E isso “pega”. O CNJ gosta dessas coisas. E estipula metas. Tudo vira estatística. Ouvi falar que um juiz estadual precisa preencher todo mês nada menos que 13 relatórios! E os cursos de pós-graduação em gestão aproveitam para vender seu peixe. Ao invés de estudar Konrad Hesse e Gadamer, estudemos formas de fazer o processo ir de estagiário a estagiário, passando por um gerenciamento por temas. E como já há decisões padronizadas, basta que se gerencie esse modelo aplicativo. Por exemplo, como diz o professor Cerdeira, protagonista da matéria, na medida em que o TJ do Amazonas não alcançou as metas do CNJ, isso foi assim porque não adotou processos integralmente digitais. Pronto. Eis a solução para o Amazonas. E para todo o Brasil. Somando processos totalmente digitais com gestão, teremos o nirvana processual. Nas Faculdades, nem precisaremos mais estudar processos civil ou penal. Direitos fundamentais, nem falar... O lema é: “Não precisamos mais de um bom juiz: precisamos de um bom gestor”. Promotor de Justiça, defensor, procurador? Para quê? Basta um bom “juiz gestor”! E se ele tiver pós-graduação em gestão, melhor ainda. Estará treinado.
O que quero dizer é que não estou dispensando ou menosprezando a importância de que alguém faça uma otimização dos modos como se distribuem tarefas em um determinado gabinete. Ninguém pode trabalhar de forma desorganizada. Não sou ingênuo para não reconhecer a utilidade das novas tecnologias. Mas colocar esses instrumentos como um fim é, exatamente, deslocar a discussão da qualidade para a quantidade.
De há muito perdemos o sentido do que seja “uma decisão jurídica adequada”. E já vejo dissertações de mestrado e até teses de doutorado encantadas com esse deslocamento. No fundo, mal sabem os adeptos dessas neoteorias que esses modelos são meramente procedimentais. Kelsen era melhor que eles. A ele não importava a qualidade da decisões. Aliás, para ele juízes não faziam ciência. Faziam política jurídica. Então, para Kelsen — que ninguém mais estuda, porque o melhor é, pós-modernamente (sem que saiba o que é essa palavra), estudar coisas como “gestão” — não importa o acerto ou o erro ou o “justo ou o injusto”.[1] Cada juiz, em Kelsen, produz uma norma individual. Que vale, porque ele está autorizado para isso. E se o sistema não corrigir, vale até mesmo a sentença mais absurda. Qual é a diferença dessa cisão kelseniana (entre direito e ciência do direito) com a total procedimentalização das decisões judiciais?

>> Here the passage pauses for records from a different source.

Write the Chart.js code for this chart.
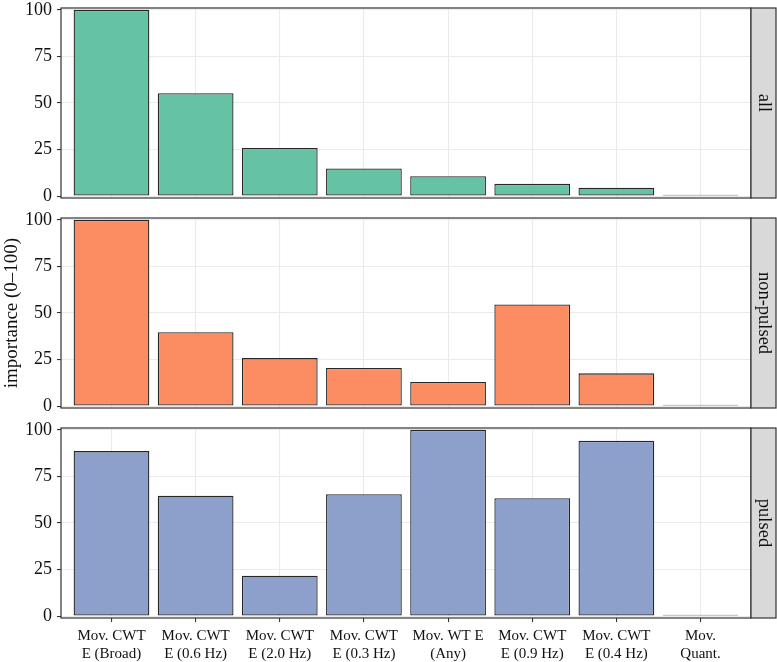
<!DOCTYPE html>
<html>
<head>
<meta charset="utf-8">
<script src="https://cdn.jsdelivr.net/npm/chart.js@4"></script>
<style>
  html, body { margin: 0; padding: 0; background: #ffffff; }
  #container { position: relative; width: 777px; height: 662px; overflow: hidden; }
  #container canvas { position: absolute; left: 0; }
</style>
</head>
<body>
<div id="container">
  <canvas id="chartAll" width="777" height="230" style="top:-12px"></canvas>
  <canvas id="chartNonPulsed" width="777" height="230" style="top:198px"></canvas>
  <canvas id="chartPulsed" width="777" height="254" style="top:408px"></canvas>
</div>
<script>
// các nhãn danh mục (hai dòng mỗi nhãn)
const categories = [
    ['Mov. CWT', 'E (Broad)'],
    ['Mov. CWT', 'E (0.6 Hz)'],
    ['Mov. CWT', 'E (2.0 Hz)'],
    ['Mov. CWT', 'E (0.3 Hz)'],
    ['Mov. WT E', '(Any)'],
    ['Mov. CWT', 'E (0.9 Hz)'],
    ['Mov. CWT', 'E (0.4 Hz)'],
    ['Mov.', 'Quant.']
];
const facetLabels = ['all', 'non-pulsed', 'pulsed'];
const allValues = [100, 55.3, 25.9, 14.8, 10.7, 6.6, 4.5, 0.8];
const nonPulsedValues = [100, 39.7, 25.8, 20.5, 13.0, 54.6, 17.6, 0.8];
const pulsedValues = [88.6, 64.6, 21.7, 65.5, 100, 63.3, 94.1, 0.8];
const yTicks = [0, 25, 50, 75, 100];
const yMinorTicks = [12.5, 37.5, 62.5, 87.5];
const barColors = ['#66c2a5', '#fc8d62', '#8da0cb'];
const yTitle = 'importance (0\u2013100)';

const FAMILY = "'Liberation Serif', 'DejaVu Serif', serif";
const TEXT_COLOR = '#111111';

/**
 * Vẽ khung panel và dải nhãn bên phải
 */
const facetPlugin = {
    id: 'facet',
    afterDatasetsDraw(chart, args, opts) {
        const { ctx, chartArea: a } = chart;
        const h = a.bottom - a.top;
        ctx.save();
        ctx.lineWidth = 1.2;
        ctx.strokeStyle = '#333333';
        ctx.strokeRect(a.left, a.top, a.right - a.left, h);
        ctx.fillStyle = '#d9d9d9';
        ctx.fillRect(a.right, a.top, 25, h);
        ctx.strokeRect(a.right, a.top, 25, h);
        ctx.translate(a.right + 12.5, a.top + h / 2);
        ctx.rotate(Math.PI / 2);
        ctx.fillStyle = TEXT_COLOR;
        ctx.font = '18.5px ' + FAMILY;
        ctx.textAlign = 'center';
        ctx.textBaseline = 'middle';
        ctx.fillText(opts.label, 0, 0);
        ctx.restore();
    }
};

function createPanel(id, values, color, label, isBottom, showTitle) {
    const DATA = {
        datasets: [{
            data: values.map((v, i) => ({ x: i, y: v })),
            backgroundColor: color,
            borderColor: '#262626',
            borderWidth: 1.3,
            borderSkipped: false,
            barPercentage: 0.9,
            categoryPercentage: 1
        }]
    };
    const CONFIG = {
        type: 'bar',
        data: DATA,
        options: {
            responsive: false,
            animation: false,
            events: [],
            layout: { padding: { top: 20, bottom: isBottom ? 0 : 20, left: 0, right: 26 } },
            plugins: {
                legend: { display: false },
                tooltip: { enabled: false },
                facet: { label: label }
            },
            scales: {
                x: {
                    type: 'linear',
                    bounds: 'data',
                    min: -0.6,
                    max: 7.6,
                    offset: false,
                    afterBuildTicks: s => { s.ticks = categories.map((c, i) => ({ value: i })); },
                    afterFit: s => { s.height = isBottom ? 44 : 0; },
                    grid: {
                        offset: false,
                        color: '#ebebeb',
                        lineWidth: 1.1,
                        drawTicks: isBottom,
                        tickLength: 4,
                        tickColor: '#333333',
                        tickWidth: 1.1
                    },
                    border: { display: false },
                    ticks: {
                        display: isBottom,
                        autoSkip: false,
                        maxRotation: 0,
                        padding: 5,
                        font: { family: FAMILY, size: 15, lineHeight: 1.22 },
                        color: TEXT_COLOR,
                        callback: v => categories[v]
                    }
                },
                y: {
                    min: -1,
                    max: 101,
                    afterBuildTicks: s => {
                        s.ticks = yTicks.concat(yMinorTicks).sort((a, b) => a - b).map(v => ({ value: v }));
                    },
                    afterFit: s => { s.width = 61; },
                    grid: {
                        color: c => yTicks.includes(c.tick.value) ? '#ebebeb' : '#f4f4f4',
                        lineWidth: c => yTicks.includes(c.tick.value) ? 1.1 : 0.6,
                        tickLength: 4,
                        tickColor: c => yTicks.includes(c.tick.value) ? '#333333' : 'rgba(0,0,0,0)',
                        tickWidth: 1.1
                    },
                    border: { display: false },
                    title: {
                        display: showTitle,
                        text: yTitle,
                        font: { family: FAMILY, size: 19 },
                        color: TEXT_COLOR,
                        padding: { top: 1, bottom: 0 }
                    },
                    ticks: {
                        padding: 5,
                        font: { family: FAMILY, size: 18 },
                        color: TEXT_COLOR,
                        callback: v => yTicks.includes(v) ? String(v) : ''
                    }
                }
            }
        },
        plugins: [facetPlugin]
    };
    return new Chart(document.getElementById(id), CONFIG);
}

createPanel('chartAll', allValues, barColors[0], facetLabels[0], false, false);
createPanel('chartNonPulsed', nonPulsedValues, barColors[1], facetLabels[1], false, true);
createPanel('chartPulsed', pulsedValues, barColors[2], facetLabels[2], true, false);
</script>
</body>
</html>
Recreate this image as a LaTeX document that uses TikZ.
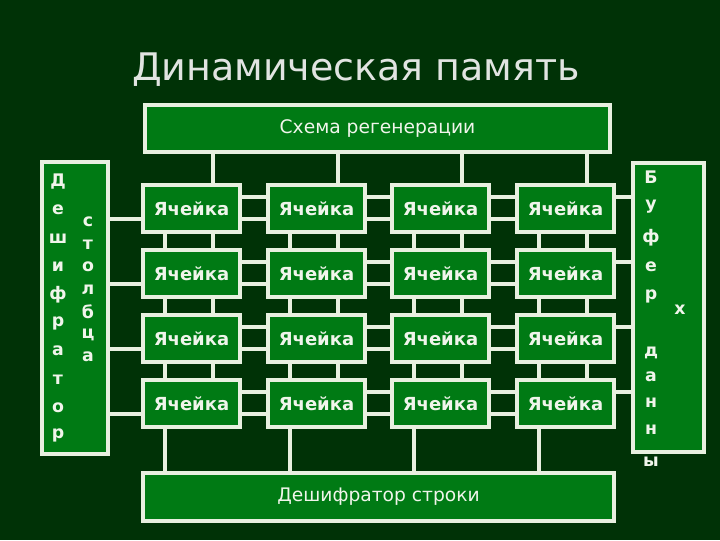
\documentclass[tikz,border=0pt]{standalone}
\usepackage{fontspec}
\setmainfont{DejaVu Sans}
\begin{document}
\begin{tikzpicture}[x=0.75pt,y=-0.75pt,
  bg/.style={fill={rgb,255:red,0;green,50;blue,6}},
  box/.style={draw={rgb,255:red,232;green,240;blue,224},line width=2.4pt,fill={rgb,255:red,0;green,122;blue,20},inner sep=0pt,text={rgb,255:red,240;green,245;blue,235},font=\fontsize{14}{16}\selectfont},
  cellbox/.style={box,font=\fontsize{13.5}{16}\selectfont\bfseries},
  wire/.style={draw={rgb,255:red,232;green,240;blue,224},line width=2.4pt},
  lt/.style={text={rgb,255:red,240;green,245;blue,235},font=\fontsize{13}{14}\selectfont\bfseries,inner sep=0pt}]
\useasboundingbox[bg] (0,0) rectangle (720,540);
\node[text={rgb,255:red,225;green,228;blue,225},font=\fontsize{28.5}{30}\selectfont] (title) at (356,70) {Динамическая память};
% wires (drawn first, boxes cover them)
\foreach \c/\x in {1/143,2/268,3/392,4/517}{
  \draw[wire] (\x+70,152) -- (\x+70,404);
  \draw[wire] (\x+22,208) -- (\x+22,473);
}
\foreach \r/\y in {1/185,2/250,3/315,4/380}{
  \draw[wire] (191,\y+12) -- (633,\y+12);
  \draw[wire] (108,\y+34) -- (565,\y+34);
}
\node[box,minimum width=465*0.75pt,minimum height=47*0.75pt] (top) at (377.5,128.5) {Схема регенерации};
\node[box,minimum width=471*0.75pt,minimum height=48*0.75pt] (bot) at (378.5,497) {Дешифратор строки};
\node[box,minimum width=66*0.75pt,minimum height=292*0.75pt] (left) at (75,308) {};
\node[box,minimum width=71*0.75pt,minimum height=289*0.75pt] (right) at (668.5,307.5) {};
\foreach \r/\y in {1/185,2/250,3/315,4/380}{
  \foreach \c/\x in {1/143,2/268,3/392,4/517}{
    \node[cellbox,minimum width=97*0.75pt,minimum height=47*0.75pt] (c\r\c) at (\x+48.5,\y+23.5) {Ячейка};
  }
}
\foreach \t [count=\i] in {Д,е,ш,и,ф,р,а,т,о,р}{
  \node[lt] (dl\i) at (58,182+28.2*\i-28.2) {\t};
}
\foreach \t [count=\i] in {с,т,о,л,б,ц,а}{
  \node[lt] (sl\i) at (88,222+22.5*\i-22.5) {\t};
}
\foreach \t/\y [count=\i] in {Б/177,у/207,ф/238,е/267,р/296,д/353,а/377,н/403,н/430,ы/462}{
  \node[lt] (bl\i) at (651,\y) {\t};
}
\node[lt] (bx) at (680,310) {х};
\end{tikzpicture}
\end{document}
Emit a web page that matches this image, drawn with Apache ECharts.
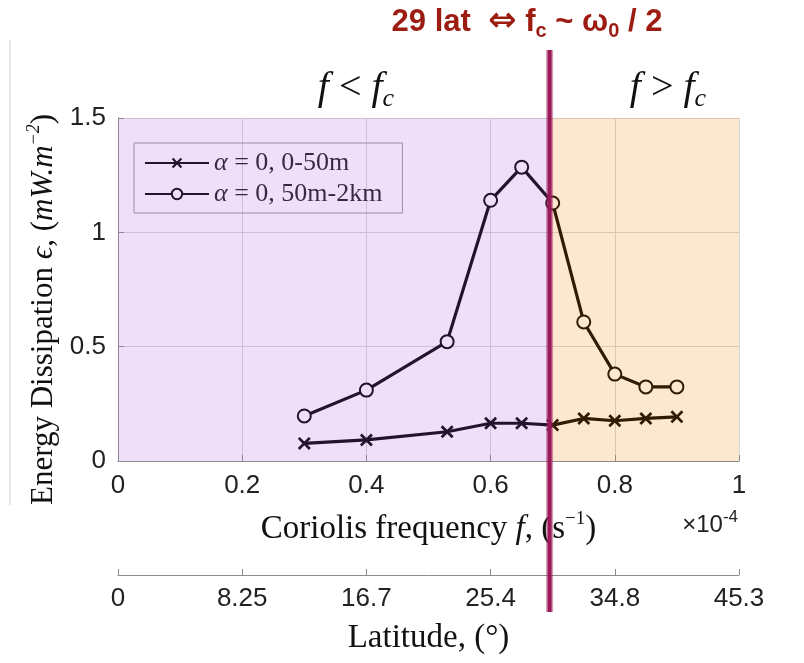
<!DOCTYPE html>
<html>
<head>
<meta charset="utf-8">
<script src="https://cdn.jsdelivr.net/npm/echarts@6/dist/echarts.min.js"></script>
<style>
  html, body { margin: 0; padding: 0; background: #fff; }
  #main { width: 804px; height: 663px; }
</style>
</head>
<body>
<div id="main"></div>
<script>
// Coriolis frequency (x 1e-4 s^-1) for each run
const freq = [0.3, 0.4, 0.53, 0.6, 0.65, 0.7, 0.75, 0.8, 0.85, 0.9];
// energy dissipation, mW/m^2
const surface = [0.077, 0.092, 0.128, 0.165, 0.165, 0.157, 0.186, 0.176, 0.186, 0.193];
const deep = [0.197, 0.31, 0.522, 1.14, 1.285, 1.128, 0.608, 0.38, 0.324, 0.324];
// latitude labels matching the frequency ticks 0, 0.2, ... 1
const latLabels = ['0', '8.25', '16.7', '25.4', '34.8', '45.3'];
const seriesNames = ['α = 0, 0-50m', 'α = 0, 50m-2km'];
const fc = 0.695; // critical frequency, 29 lat

const serif = 'Liberation Serif';
const sans = 'Liberation Sans';
const crossPath = 'path://M1.5,0L5,3.5L8.5,0L10,1.5L6.5,5L10,8.5L8.5,10L5,6.5L1.5,10L0,8.5L3.5,5L0,1.5Z';

let chartDom = document.getElementById('main');
let myChart = echarts.init(chartDom);

const axisGray = '#8c8c8c';

let option = {
    animation: false,
    grid: [
        { left: 118, right: 65, top: 118, bottom: 202 },
        { left: 118, right: 65, top: 575, height: 0 }
    ],
    xAxis: [
        {
            gridIndex: 0, type: 'value', min: 0, max: 1, interval: 0.2,
            axisLine: { lineStyle: { color: axisGray } },
            axisTick: { inside: true, length: 6, lineStyle: { color: axisGray } },
            axisLabel: { color: '#222', fontFamily: sans, fontSize: 26, margin: 12 },
            splitLine: { show: true, lineStyle: { color: '#d6d6d6' } },
            name: 'Coriolis frequency {i|f}, (s{sup|−1})',
            nameLocation: 'middle', nameGap: 49,
            nameTextStyle: {
                fontFamily: serif, fontSize: 33, color: '#111',
                rich: {
                    i: { fontFamily: serif, fontSize: 33, fontStyle: 'italic', color: '#111', lineHeight: 38 },
                    sup: { fontFamily: serif, fontSize: 19, color: '#111', verticalAlign: 'top', lineHeight: 38 }
                }
            }
        },
        {
            gridIndex: 1, type: 'value', min: 0, max: 1, interval: 0.2,
            axisLine: { lineStyle: { color: axisGray } },
            axisTick: { inside: true, length: 6, lineStyle: { color: axisGray } },
            axisLabel: {
                color: '#222', fontFamily: sans, fontSize: 26, margin: 11,
                formatter: v => latLabels[Math.round(v / 0.2)]
            },
            splitLine: { show: false },
            name: 'Latitude, (°)',
            nameLocation: 'middle', nameGap: 47,
            nameTextStyle: { fontFamily: serif, fontSize: 33, color: '#111' }
        }
    ],
    yAxis: [
        {
            gridIndex: 0, type: 'value', min: 0, max: 1.5, interval: 0.5,
            axisLine: { show: true, lineStyle: { color: axisGray } },
            axisTick: { show: true, inside: true, length: 6, lineStyle: { color: axisGray } },
            axisLabel: { color: '#222', fontFamily: sans, fontSize: 26, margin: 12 },
            splitLine: { show: true, lineStyle: { color: '#d6d6d6' } },
            name: 'Energy Dissipation {i|ϵ}, ({i|mW.m}{sup|−2})',
            nameLocation: 'middle', nameGap: 56, nameRotate: 90,
            nameTextStyle: {
                fontFamily: serif, fontSize: 31, color: '#111',
                padding: [0, 40, 0, 0],
                rich: {
                    i: { fontFamily: serif, fontSize: 31, fontStyle: 'italic', color: '#111', lineHeight: 36 },
                    sup: { fontFamily: serif, fontSize: 18, fontStyle: 'italic', color: '#111', verticalAlign: 'top', lineHeight: 36 }
                }
            }
        },
        { gridIndex: 1, type: 'value', show: false }
    ],
    legend: {
        left: 134, top: 143, orient: 'vertical',
        borderColor: '#999', borderWidth: 1, padding: [7, 20, 6, 10],
        itemWidth: 64, itemHeight: 13, itemGap: 5,
        formatter: n => '{i|α}' + n.slice(1),
        textStyle: {
            fontFamily: serif, fontSize: 26, color: '#1a1a1a',
            rich: { i: { fontFamily: serif, fontSize: 26, fontStyle: 'italic', color: '#1a1a1a' } }
        },
        data: seriesNames
    },
    series: [
        {
            name: seriesNames[0], type: 'line',
            data: freq.map((f, i) => [f, surface[i]]),
            symbol: crossPath, symbolSize: 13,
            lineStyle: { color: '#000', width: 3.2 },
            itemStyle: { color: '#000' }
        },
        {
            name: seriesNames[1], type: 'line',
            data: freq.map((f, i) => [f, deep[i]]),
            symbol: 'emptyCircle', symbolSize: 13,
            lineStyle: { color: '#000', width: 3.2 },
            itemStyle: { color: '#000', borderWidth: 2.8 }
        }
    ]
};

option && myChart.setOption(option);

// shaded regions and the f_c marker, placed from the axis scales
const p0 = myChart.convertToPixel({ xAxisIndex: 0, yAxisIndex: 0 }, [0, 1.5]);
const pc = myChart.convertToPixel({ xAxisIndex: 0, yAxisIndex: 0 }, [fc, 0]);
const p1 = myChart.convertToPixel({ xAxisIndex: 0, yAxisIndex: 0 }, [1, 0]);

const mathRich = {
    i: { fontFamily: serif, fontSize: 40, fontStyle: 'italic', fill: '#111', lineHeight: 48 },
    n: { fontFamily: serif, fontSize: 40, fill: '#111', lineHeight: 48 },
    s: { fontFamily: serif, fontSize: 26, fontStyle: 'italic', fill: '#111', verticalAlign: 'bottom' }
};
const titleRed = '#9c1c12';
const titleRich = {
    a: { fontFamily: sans, fontSize: 31, fontWeight: 'bold', fill: titleRed, lineHeight: 38 },
    arr: { fontFamily: 'DejaVu Sans', fontSize: 34, fontWeight: 'bold', fill: titleRed, lineHeight: 38 },
    s: { fontFamily: sans, fontSize: 20, fontWeight: 'bold', fill: titleRed, verticalAlign: 'bottom' }
};

myChart.setOption({
    graphic: [
        {
            type: 'rect', z: 10, silent: true,
            shape: { x: p0[0], y: p0[1], width: pc[0] - p0[0], height: pc[1] - p0[1] },
            style: { fill: 'rgba(165,100,215,0.2)' }
        },
        {
            type: 'rect', z: 10, silent: true,
            shape: { x: pc[0], y: p0[1], width: p1[0] - pc[0], height: pc[1] - p0[1] },
            style: { fill: 'rgba(240,140,20,0.2)' }
        },
        {
            type: 'line', z: 12, silent: true,
            shape: { x1: pc[0], y1: 50, x2: pc[0], y2: 612 },
            style: { stroke: 'rgba(158,26,92,0.45)', lineWidth: 7 }
        },
        {
            type: 'line', z: 13, silent: true,
            shape: { x1: pc[0], y1: 50, x2: pc[0], y2: 612 },
            style: { stroke: '#9b1a5a', lineWidth: 4 }
        },
        {
            type: 'line', z: 1, silent: true,
            shape: { x1: 10, y1: 40, x2: 10, y2: 505 },
            style: { stroke: '#d0d0d0', lineWidth: 1 }
        },
        {
            type: 'text', z: 14, x: 527, y: 22,
            style: {
                text: '{a|29 lat  }{arr|⇔}{a| f}{s|c}{a| ~ ω}{s|0}{a| / 2}',
                rich: titleRich, align: 'center', verticalAlign: 'middle'
            }
        },
        {
            type: 'text', z: 14, x: 356, y: 88,
            style: {
                text: '{i|f}{n| < }{i|f}{s|c}',
                rich: mathRich, align: 'center', verticalAlign: 'middle'
            }
        },
        {
            type: 'text', z: 14, x: 668, y: 88,
            style: {
                text: '{i|f}{n| > }{i|f}{s|c}',
                rich: mathRich, align: 'center', verticalAlign: 'middle'
            }
        },
        {
            type: 'text', z: 14, x: 738, y: 525,
            style: {
                text: '{a|×10}{sup|-4}',
                rich: {
                    a: { fontFamily: sans, fontSize: 24, fill: '#222', lineHeight: 32 },
                    sup: { fontFamily: sans, fontSize: 17, fill: '#222', verticalAlign: 'top' }
                },
                align: 'right', verticalAlign: 'middle'
            }
        }
    ]
});
</script>
</body>
</html>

Aliás, essa questão da ênfase na gestão assume ares de dramaticidade, se colocarmos a discussão face aos recentes problemas do Exame de Ordem da OAB. Pergunto: Como ficaria a tese da gestão aplicada à falta de qualidade das questões do Exame de Ordem? Ou a tese da gestão não se aplica ao “sistema” de elaboração das perguntas feitas à malta que quer ser advogado? Pergunto isso porque a mesma instituição que aplica o Exame de Ordem é a instituição que mais aposta na “questão da gestão”, como se pode ver na matéria assinada pelo professor Cerdeira.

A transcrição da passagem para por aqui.